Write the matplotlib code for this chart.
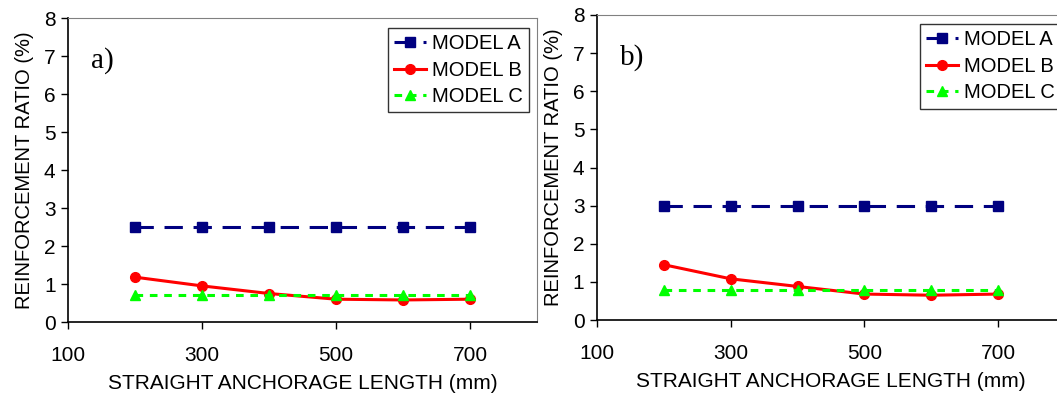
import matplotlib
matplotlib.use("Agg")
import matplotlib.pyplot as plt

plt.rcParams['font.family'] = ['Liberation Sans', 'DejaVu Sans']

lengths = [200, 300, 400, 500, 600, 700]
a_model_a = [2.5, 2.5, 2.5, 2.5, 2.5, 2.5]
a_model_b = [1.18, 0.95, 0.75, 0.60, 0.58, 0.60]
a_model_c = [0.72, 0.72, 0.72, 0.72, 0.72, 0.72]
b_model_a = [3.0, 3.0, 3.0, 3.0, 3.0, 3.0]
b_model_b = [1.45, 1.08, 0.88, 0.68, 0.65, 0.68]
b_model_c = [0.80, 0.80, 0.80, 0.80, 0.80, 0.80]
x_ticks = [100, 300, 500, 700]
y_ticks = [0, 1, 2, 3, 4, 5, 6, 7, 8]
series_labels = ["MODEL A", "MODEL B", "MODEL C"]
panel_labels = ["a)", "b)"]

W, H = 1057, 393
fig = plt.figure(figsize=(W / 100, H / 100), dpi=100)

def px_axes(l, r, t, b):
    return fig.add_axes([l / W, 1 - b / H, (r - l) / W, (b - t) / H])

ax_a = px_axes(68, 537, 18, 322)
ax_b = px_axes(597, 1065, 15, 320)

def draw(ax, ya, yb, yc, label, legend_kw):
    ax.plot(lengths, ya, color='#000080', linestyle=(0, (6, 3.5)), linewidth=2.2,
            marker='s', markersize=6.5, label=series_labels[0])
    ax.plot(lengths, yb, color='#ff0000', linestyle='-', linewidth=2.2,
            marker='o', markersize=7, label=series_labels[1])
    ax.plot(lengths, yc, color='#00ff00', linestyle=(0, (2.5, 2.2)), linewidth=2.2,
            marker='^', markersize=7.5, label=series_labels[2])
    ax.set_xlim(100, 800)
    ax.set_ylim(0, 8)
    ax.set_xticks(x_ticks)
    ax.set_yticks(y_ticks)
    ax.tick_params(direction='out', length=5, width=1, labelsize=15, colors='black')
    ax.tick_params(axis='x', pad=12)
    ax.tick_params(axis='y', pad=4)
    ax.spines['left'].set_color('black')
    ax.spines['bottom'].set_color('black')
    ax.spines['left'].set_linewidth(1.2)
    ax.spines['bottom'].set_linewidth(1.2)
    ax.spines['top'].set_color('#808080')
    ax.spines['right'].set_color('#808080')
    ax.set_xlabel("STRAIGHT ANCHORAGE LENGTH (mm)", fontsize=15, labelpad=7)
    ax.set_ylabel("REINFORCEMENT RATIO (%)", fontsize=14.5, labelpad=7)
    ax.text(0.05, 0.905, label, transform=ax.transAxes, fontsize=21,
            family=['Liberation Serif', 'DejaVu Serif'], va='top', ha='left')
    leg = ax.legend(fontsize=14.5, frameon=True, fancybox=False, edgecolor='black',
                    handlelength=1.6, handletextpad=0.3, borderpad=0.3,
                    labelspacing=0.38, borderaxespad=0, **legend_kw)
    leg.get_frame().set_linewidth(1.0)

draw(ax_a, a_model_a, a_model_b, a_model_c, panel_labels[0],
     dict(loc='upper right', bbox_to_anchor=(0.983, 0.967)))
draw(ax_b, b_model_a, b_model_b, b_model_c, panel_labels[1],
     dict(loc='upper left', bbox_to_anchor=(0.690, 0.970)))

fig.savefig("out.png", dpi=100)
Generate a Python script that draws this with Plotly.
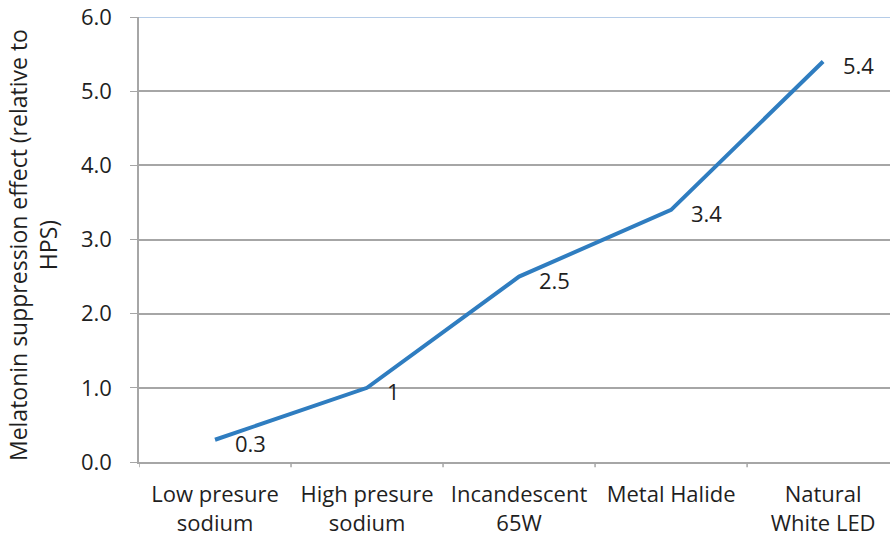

* _Task requirements_
Copy every record above exactly, leaving out any pictures.

* _Task solution_
Write the matplotlib code for this chart.
import matplotlib
matplotlib.use("Agg")
import matplotlib.pyplot as plt

plt.rcParams['font.family'] = ['Liberation Sans', 'DejaVu Sans']

lengths = [200, 300, 400, 500, 600, 700]
a_model_a = [2.5, 2.5, 2.5, 2.5, 2.5, 2.5]
a_model_b = [1.18, 0.95, 0.75, 0.60, 0.58, 0.60]
a_model_c = [0.72, 0.72, 0.72, 0.72, 0.72, 0.72]
b_model_a = [3.0, 3.0, 3.0, 3.0, 3.0, 3.0]
b_model_b = [1.45, 1.08, 0.88, 0.68, 0.65, 0.68]
b_model_c = [0.80, 0.80, 0.80, 0.80, 0.80, 0.80]
x_ticks = [100, 300, 500, 700]
y_ticks = [0, 1, 2, 3, 4, 5, 6, 7, 8]
series_labels = ["MODEL A", "MODEL B", "MODEL C"]
panel_labels = ["a)", "b)"]

W, H = 1057, 393
fig = plt.figure(figsize=(W / 100, H / 100), dpi=100)

def px_axes(l, r, t, b):
    return fig.add_axes([l / W, 1 - b / H, (r - l) / W, (b - t) / H])

ax_a = px_axes(68, 537, 18, 322)
ax_b = px_axes(597, 1065, 15, 320)

def draw(ax, ya, yb, yc, label, legend_kw):
    ax.plot(lengths, ya, color='#000080', linestyle=(0, (6, 3.5)), linewidth=2.2,
            marker='s', markersize=6.5, label=series_labels[0])
    ax.plot(lengths, yb, color='#ff0000', linestyle='-', linewidth=2.2,
            marker='o', markersize=7, label=series_labels[1])
    ax.plot(lengths, yc, color='#00ff00', linestyle=(0, (2.5, 2.2)), linewidth=2.2,
            marker='^', markersize=7.5, label=series_labels[2])
    ax.set_xlim(100, 800)
    ax.set_ylim(0, 8)
    ax.set_xticks(x_ticks)
    ax.set_yticks(y_ticks)
    ax.tick_params(direction='out', length=5, width=1, labelsize=15, colors='black')
    ax.tick_params(axis='x', pad=12)
    ax.tick_params(axis='y', pad=4)
    ax.spines['left'].set_color('black')
    ax.spines['bottom'].set_color('black')
    ax.spines['left'].set_linewidth(1.2)
    ax.spines['bottom'].set_linewidth(1.2)
    ax.spines['top'].set_color('#808080')
    ax.spines['right'].set_color('#808080')
    ax.set_xlabel("STRAIGHT ANCHORAGE LENGTH (mm)", fontsize=15, labelpad=7)
    ax.set_ylabel("REINFORCEMENT RATIO (%)", fontsize=14.5, labelpad=7)
    ax.text(0.05, 0.905, label, transform=ax.transAxes, fontsize=21,
            family=['Liberation Serif', 'DejaVu Serif'], va='top', ha='left')
    leg = ax.legend(fontsize=14.5, frameon=True, fancybox=False, edgecolor='black',
                    handlelength=1.6, handletextpad=0.3, borderpad=0.3,
                    labelspacing=0.38, borderaxespad=0, **legend_kw)
    leg.get_frame().set_linewidth(1.0)

draw(ax_a, a_model_a, a_model_b, a_model_c, panel_labels[0],
     dict(loc='upper right', bbox_to_anchor=(0.983, 0.967)))
draw(ax_b, b_model_a, b_model_b, b_model_c, panel_labels[1],
     dict(loc='upper left', bbox_to_anchor=(0.690, 0.970)))

fig.savefig("out.png", dpi=100)
Generate a Python script that draws this with Plotly.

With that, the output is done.